After experiencing record lows in April and May as the country shut down in an attempt to contain the coronavirus pandemic, June’s transportation figures are more hopeful. Experts cautiously agree that the shipping industry is bouncing back and project that this is a reflection of the overall economy. Here’s what we know to date.
Comparing year-over-year volumes, the Canada Border Services Agency reported that approximately 87,500 truck drivers crossed from the U.S. to Canada during the last week of June in both 2019 and 2020. These numbers are promising, indicating that cross-border freight volumes are rebounding from the impacts of COVID-19, while also remaining steady during two major U.S. holidays and the roll out of the United States-Mexico-Canada Agreement (USMCA). This is also the “first time since March that weekly truck crossings have matched their seasonal norms.”
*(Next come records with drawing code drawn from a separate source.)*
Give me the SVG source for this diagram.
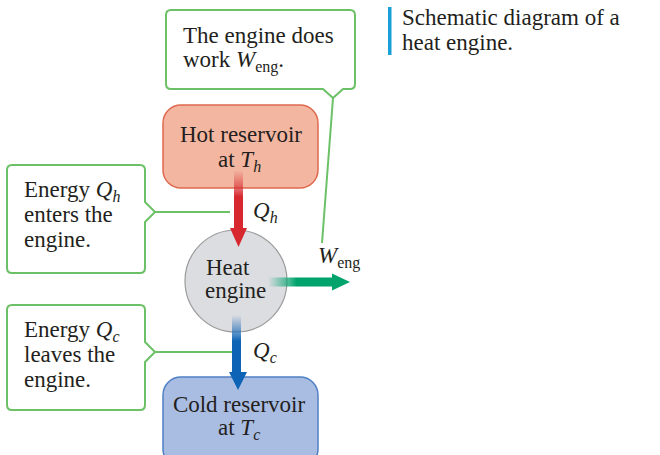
<svg xmlns="http://www.w3.org/2000/svg" width="660" height="455" viewBox="0 0 660 455">
<style>
text{font-family:"Liberation Serif","Times New Roman",serif;font-size:23px;fill:#231f20}
.i{font-style:italic}
.sub{font-size:16px}
.callout{fill:#fff;stroke:#6cc167;stroke-width:2;stroke-linejoin:round}
.lead{fill:none;stroke:#6cc167;stroke-width:2}
</style>
<defs>
<linearGradient id="gRed" x1="0" y1="0" x2="0" y2="1">
<stop offset="0" stop-color="#d7282f" stop-opacity="0"/>
<stop offset="0.35" stop-color="#d7282f"/>
<stop offset="1" stop-color="#d7282f"/>
</linearGradient>
<linearGradient id="gGreen" x1="0" y1="0" x2="1" y2="0">
<stop offset="0" stop-color="#00a36c" stop-opacity="0"/>
<stop offset="0.35" stop-color="#00a36c"/>
<stop offset="1" stop-color="#00a36c"/>
</linearGradient>
<linearGradient id="gBlue" x1="0" y1="0" x2="0" y2="1">
<stop offset="0" stop-color="#0d63b5" stop-opacity="0"/>
<stop offset="0.35" stop-color="#0d63b5"/>
<stop offset="1" stop-color="#0d63b5"/>
</linearGradient>
</defs>

<g id="caption">
<rect x="388" y="7" width="3.5" height="48" fill="#1aa0d8"/>
<text x="402" y="25">Schematic diagram of a</text>
<text x="402" y="50">heat engine.</text>
</g>

<g id="hot-reservoir">
<rect x="163" y="105" width="155" height="83" rx="18" fill="#f3b6a1" stroke="#e06a50" stroke-width="1.5"/>
<text x="241" y="142" text-anchor="middle">Hot reservoir</text>
<text x="218" y="167">at <tspan class="i">T</tspan><tspan class="i sub" dy="5">h</tspan></text>
</g>

<g id="heat-engine">
<circle cx="236" cy="281" r="51" fill="#dcdde0" stroke="#9a9a9c" stroke-width="1.2"/>
<text x="206" y="275">Heat</text>
<text x="205" y="298">engine</text>
</g>

<g id="cold-reservoir">
<rect x="163" y="377" width="155" height="90" rx="18" fill="#a9bde3" stroke="#4f7fc4" stroke-width="1.5"/>
<text x="239" y="412" text-anchor="middle">Cold reservoir</text>
<text x="218" y="435">at <tspan class="i">T</tspan><tspan class="i sub" dy="5">c</tspan></text>
</g>

<g id="callout-work">
<path class="callout" d="M171,10 H350 Q355,10 355,15 V84 Q355,89 350,89 H343 L333,98 L323,89 H171 Q166,89 166,84 V15 Q166,10 171,10 Z"/>
<text x="183" y="43">The engine does</text>
<text x="183" y="67">work <tspan class="i">W</tspan><tspan class="sub" dy="5">eng</tspan><tspan dy="-5">.</tspan></text>
</g>

<g id="callout-qh">
<path class="callout" d="M12,165 H140 Q145,165 145,170 V202 L155,212 L145,222 V268 Q145,273 140,273 H12 Q7,273 7,268 V170 Q7,165 12,165 Z"/>
<text x="24" y="197">Energy <tspan class="i">Q</tspan><tspan class="i sub" dy="5">h</tspan></text>
<text x="24" y="222">enters the</text>
<text x="24" y="247">engine.</text>
</g>

<g id="callout-qc">
<path class="callout" d="M12,305 H140 Q145,305 145,310 V342 L155,352 L145,362 V405 Q145,410 140,410 H12 Q7,410 7,405 V310 Q7,305 12,305 Z"/>
<text x="24" y="337">Energy <tspan class="i">Q</tspan><tspan class="i sub" dy="5">c</tspan></text>
<text x="24" y="362">leaves the</text>
<text x="24" y="387">engine.</text>
</g>

<g id="connectors">
<path class="lead" d="M333,98 L322,243"/>
<path class="lead" d="M155,212 H230"/>
<path class="lead" d="M155,352 H232"/>
<path d="M234,170 H243 V228 H247 L238.5,247 L230,228 H234 Z" fill="url(#gRed)"/>
<path d="M268,277.5 H332 V273.5 L350,282 L332,290.5 V286.5 H268 Z" fill="url(#gGreen)"/>
<path d="M232,315 H241 V372 H247 L238,390 L229,372 H232 Z" fill="url(#gBlue)"/>
</g>

<g id="labels">
<text x="253" y="218"><tspan class="i">Q</tspan><tspan class="i sub" dy="5">h</tspan></text>
<text x="253" y="358"><tspan class="i">Q</tspan><tspan class="i sub" dy="5">c</tspan></text>
<text x="318" y="263"><tspan class="i">W</tspan><tspan class="sub" dy="5">eng</tspan></text>
</g>
</svg>
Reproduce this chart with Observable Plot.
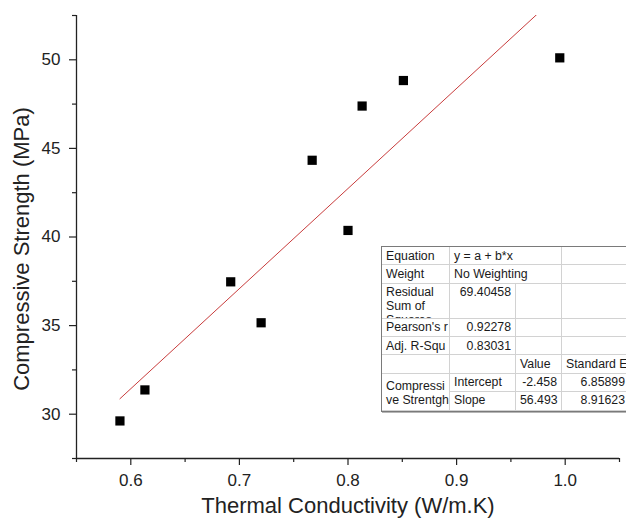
<!DOCTYPE html>
<html>
<head>
<meta charset="utf-8">
<script src="https://cdn.jsdelivr.net/npm/d3@7"></script>
<script src="https://cdn.jsdelivr.net/npm/@observablehq/plot@0.6"></script>
<style>
  html, body { margin: 0; padding: 0; background: #fff; }
  #wrap { position: relative; width: 626px; height: 518px; overflow: hidden; font-family: "Liberation Sans", Arial, sans-serif; }
  .fit { position: absolute; left: 381px; top: 246px; display: grid;
    grid-template-columns: 68px 66px 46px 68px;
    grid-template-rows: 18px 18.5px 35px 18.5px 18.3px 18.3px 18.4px 19px;
    border: 1px solid #7a7a7a; box-shadow: 1px 1px 0 #b5b5b5;
    background: #fff; color: #1a1a1a; font-size: 12.3px; line-height: 14.5px; }
  .fit div { box-sizing: border-box; border-right: 1px solid #d2d2d2; border-bottom: 1px solid #d2d2d2;
    padding: 1.5px 4px 0 4px; overflow: hidden; white-space: nowrap; }
  .fit div.num { text-align: right; }
  .fit div.wrap { white-space: normal; padding-top: 1px; line-height: 14px; }
  .fit div.mid { padding-top: 5px; }
</style>
</head>
<body>
<div id="wrap"></div>
<script>
// ---- data ----
const conductivity = [0.590, 0.613, 0.692, 0.720, 0.767, 0.800, 0.813, 0.851, 0.995];
const strength     = [29.62, 31.37, 37.47, 35.16, 44.33, 40.37, 47.39, 48.83, 50.11];
const xTicks = [0.6, 0.7, 0.8, 0.9, 1.0];
const xMinor = [0.55, 0.65, 0.75, 0.85, 0.95, 1.05];
const yTicks = [30, 35, 40, 45, 50];
const yMinor = [27.5, 32.5, 37.5, 42.5, 47.5, 52.5];
const xLabel = "Thermal Conductivity (W/m.K)";
const yLabel = "Compressive Strength (MPa)";
// fit table
const fitLabels = ["Equation", "Weight", "Residual Sum of Squares", "Pearson's r", "Adj. R-Squ"];
const fitValues = ["y = a + b*x", "No Weighting", "69.40458", "0.92278", "0.83031"];
const paramHeaders = ["Value", "Standard E"];
const paramGroup = ["Compressi", "ve Strentgh"];
const paramNames = ["Intercept", "Slope"];
const paramValues = [-2.458, 56.493];
const paramErrors = ["6.85899", "8.91623"];

// ---- derived ----
const points = conductivity.map((x, i) => ({x, y: strength[i]}));
const fitX = [d3.min(conductivity), d3.max(conductivity)];
const fitLine = fitX.map(x => ({x, y: paramValues[0] + paramValues[1] * x}));

const axisColor = "#222";
const chart = Plot.plot({
  width: 626,
  height: 518,
  marginLeft: 76,
  marginRight: 7,
  marginTop: 15,
  marginBottom: 60,
  style: {fontFamily: "'Liberation Sans', Arial, sans-serif", fontSize: "17px", color: axisColor, background: "transparent"},
  x: {domain: [0.55, 1.05]},
  y: {domain: [27.5, 52.5]},
  marks: [
    Plot.axisX(xTicks, {tickSize: 7, tickPadding: 8, tickFormat: d3.format(".1f"), strokeWidth: 1.2, label: null}),
    Plot.axisX(xMinor, {tickSize: 4, tickFormat: null, text: null, strokeWidth: 1.2, label: null}),
    Plot.axisY(yTicks, {tickSize: 7, tickPadding: 9, tickFormat: d3.format("d"), strokeWidth: 1.2, label: null}),
    Plot.axisY(yMinor, {tickSize: 4, tickFormat: null, text: null, strokeWidth: 1.2, label: null}),
    Plot.ruleY([27.5], {stroke: axisColor, strokeWidth: 1.3}),
    Plot.ruleX([0.55], {stroke: axisColor, strokeWidth: 1.3}),
    Plot.line(fitLine, {x: "x", y: "y", stroke: "#c83c3c", strokeWidth: 1, clip: true}),
    Plot.dot(points, {x: "x", y: "y", symbol: "square", r: 5.2, fill: "black", stroke: "none"}),
    Plot.text([xLabel], {frameAnchor: "bottom", text: d => d, fontSize: 22, textAnchor: "middle", lineAnchor: "middle", dy: 47, fill: axisColor}),
    Plot.text([yLabel], {frameAnchor: "left", text: d => d, fontSize: 22, rotate: -90, textAnchor: "middle", lineAnchor: "middle", dx: -55, dy: 12, fill: axisColor})
  ]
});
const wrap = document.getElementById("wrap");
wrap.appendChild(chart);

// ---- fit results table ----
const tbl = document.createElement("div");
tbl.className = "fit";
function cell(text, cls, col, row, colSpan = 1, rowSpan = 1) {
  const c = document.createElement("div");
  if (cls) c.className = cls;
  if (Array.isArray(text)) { text.forEach((t, i) => { if (i) c.appendChild(document.createElement("br")); c.appendChild(document.createTextNode(t)); }); }
  else c.textContent = text;
  c.style.gridColumn = `${col} / span ${colSpan}`;
  c.style.gridRow = `${row} / span ${rowSpan}`;
  tbl.appendChild(c);
}
fitLabels.forEach((lab, i) => {
  const r = i + 1;
  cell(lab, i === 2 ? "wrap" : "", 1, r);
  if (i < 2) {
    cell(fitValues[i], "", 2, r, 2);
  } else {
    cell(fitValues[i], "num", 2, r);
    cell("", "", 3, r);
  }
  cell("", "", 4, r);
});
cell("", "", 1, 6); cell("", "", 2, 6);
cell(paramHeaders[0], "", 3, 6); cell(paramHeaders[1], "", 4, 6);
cell(paramGroup, "mid", 1, 7, 1, 2);
paramNames.forEach((n, i) => {
  cell(n, "", 2, 7 + i);
  cell(paramValues[i].toFixed(3), "num", 3, 7 + i);
  cell(paramErrors[i], "num", 4, 7 + i);
});
wrap.appendChild(tbl);
</script>
</body>
</html>
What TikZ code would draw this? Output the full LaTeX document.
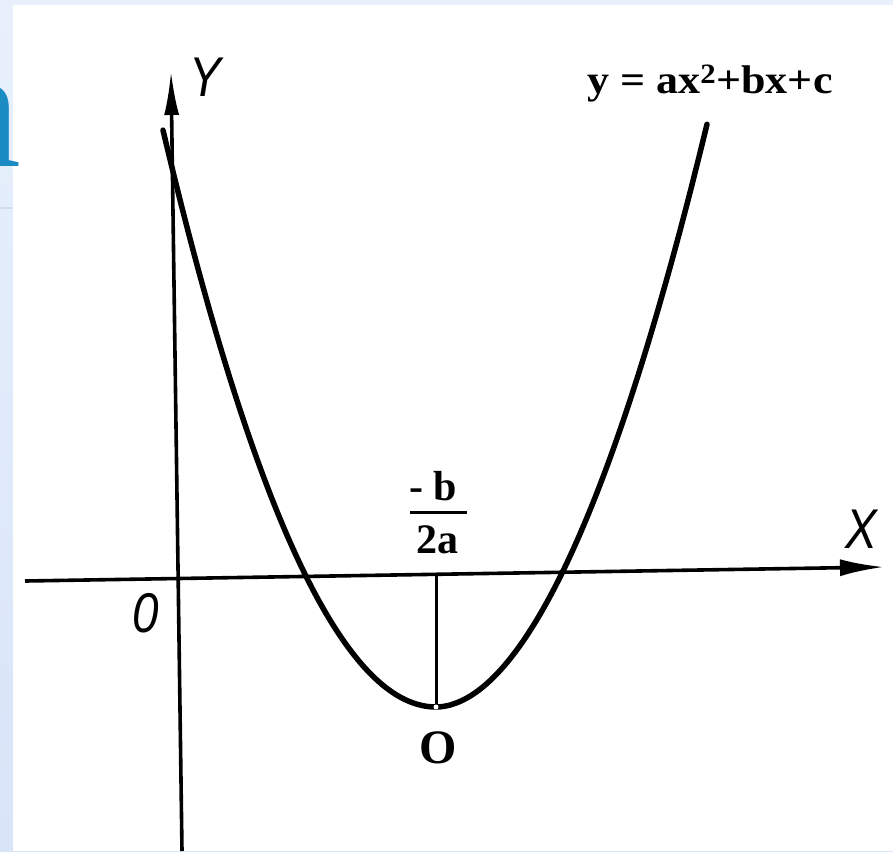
\documentclass[tikz,border=0pt]{standalone}
\usepackage{fontspec}
\setmainfont{Liberation Serif}
\newfontfamily\lsans{Liberation Sans}
\usetikzlibrary{arrows.meta}
\definecolor{bgblue}{HTML}{E8F0FC}
\definecolor{bgblue2}{HTML}{D8E4F8}
\definecolor{stripline}{HTML}{CFDBF1}
\definecolor{nblue}{HTML}{1B8BC4}
\tikzset{
  axis/.style={line width=3.6pt, black},
  curve/.style={line width=5.5pt, black, line join=round, line cap=round},
  axlabel/.style={font=\lsans\itshape\fontsize{56}{56}\selectfont, inner sep=0pt, xscale=0.85},
  boldlab/.style={font=\bfseries\fontsize{42}{42}\selectfont, inner sep=0pt},
  dot/.style={circle, fill=white, inner sep=0pt, minimum size=5pt}
}
\begin{document}
\begin{tikzpicture}[x=1pt,y=-1pt]
\useasboundingbox (0,0) rectangle (893,851);
\clip (0,0) rectangle (893,851);
% background
\shade[top color=bgblue, bottom color=bgblue2] (0,0) rectangle (893,851);
\fill[bgblue] (0,0) rectangle (893,5);
\fill[white] (13,5) rectangle (893,851);
\draw[stripline, line width=1.5pt] (0,208) -- (13,208);
% partial title letter
\node[font=\fontsize{172}{172}\selectfont, text=nblue, anchor=base east, inner sep=0pt] (n) at (22,166) {n};
% axes
\coordinate (xs) at (25,581);
\coordinate (xe) at (884,567);
\coordinate (ys) at (182,851);
\coordinate (ye) at (171,71);
\draw[axis, -{Latex[length=44pt,width=17pt]}] (xs) -- (xe);
\draw[axis, -{Latex[length=44pt,width=15pt]}] (ys) -- (ye);
% parabola
\draw[curve] plot[domain=-273:0, samples=80, smooth] ({436+\x},{707-0.774*(\x/10)*(\x/10)})
  -- plot[domain=0.5:271, samples=80, smooth] ({436+\x},{707-136*(\x/127)^1.92});
% vertex line
\coordinate (vtx) at (436,707);
\coordinate (foot) at (436,573);
\draw[line width=3pt] (vtx) -- (foot);
\node[dot] (vdot) at (vtx) {};
\node[dot, minimum size=4.5pt] (sdot) at (168,129) {};
% labels
\node[axlabel] (ylab) at (205,77) {Y};
\node[axlabel] (xlab) at (861,529) {X};
\node[axlabel] (olab) at (146,613) {0};
\node[font=\bfseries\fontsize{40}{40}\selectfont, inner sep=0pt, anchor=base, xscale=1.1] (eq) at (710,93) {y = ax\textsuperscript{2}+bx+c};
\node[boldlab, anchor=base] (num) at (433,500) {- b};
\draw[line width=3pt] (410,512) -- (467,512);
\node[boldlab, anchor=base] (den) at (437,553) {2a};
\node[font=\bfseries\fontsize{48}{48}\selectfont, inner sep=0pt] (vlab) at (438,748) {O};
\end{tikzpicture}
\end{document}
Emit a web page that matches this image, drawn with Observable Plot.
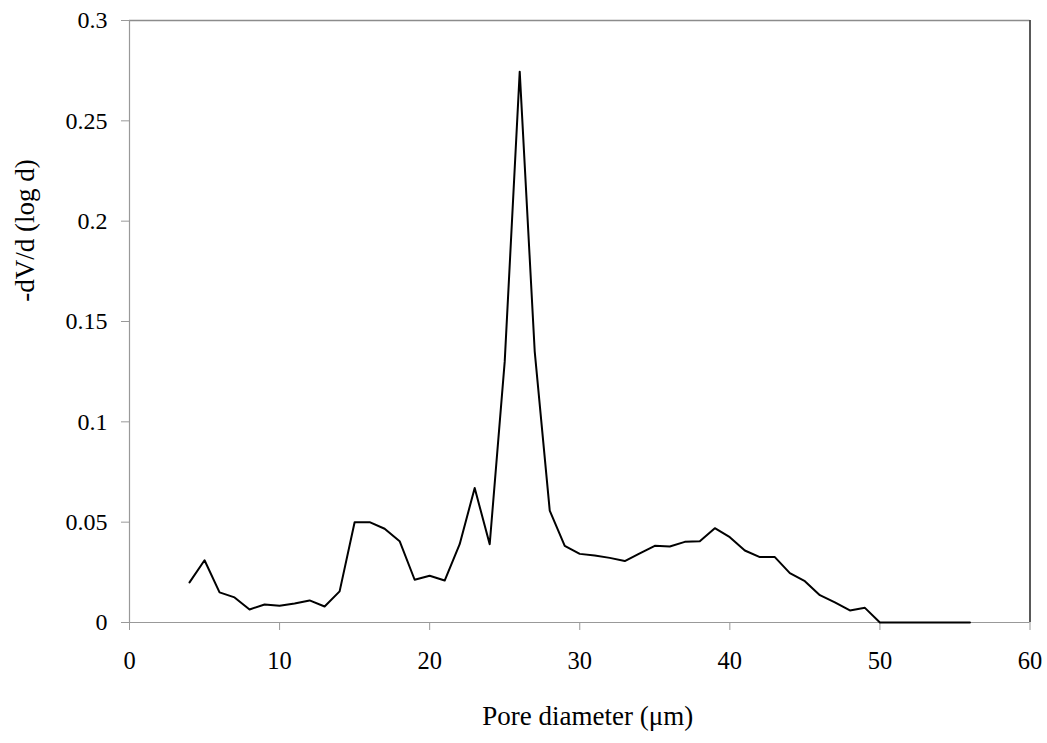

Because 2018 was a banner year for freight volumes, some argue that it makes for a better year-over-year comparison. In a two-year stack comparison, the 2020 freight volumes are currently +5% over 2018’s numbers.
Also in June, the Logistics Manager’s Index showed improvements in inventory levels, warehousing utilization, warehousing prices, transportation utilization, and transportation prices. The Index measurement grew by seven points, marking its highest rate since February 2019.
Shipments from Falvey Shippers clients echo the market fluctuations, decreasing -39% between February and May 2020 as a result of coronavirus. In June, client shipments rebounded to February volumes.
Slowly Increasing Capacity
Shipping capacity has been slower to recover, but is starting to react to increasing volumes.
In part, the Payment Protection Program (PPP) has helped buoy capacity by infusing the transportation and warehousing sector with $17 billion in funds. To some extent, PPP has helped keep people employed and businesses operational during the nationwide shutdowns.
Carriers are also beginning to show indications that they are confident in declining freight and seeking competitive pricing. As long as volumes remain high, it’s reasonable to expect both tender rejections and upward pressure on rates to increase.
Our team at Falvey Shippers will continually monitor industry shifts and how the evolving COVID-19 mandates affect the overall supply chain and our clients. Domestic shipping stands to experience dramatic growth if trends such as on-shore manufacturing and accelerated adoption of “at-home” technologies become priorities to help contain coronavirus spikes.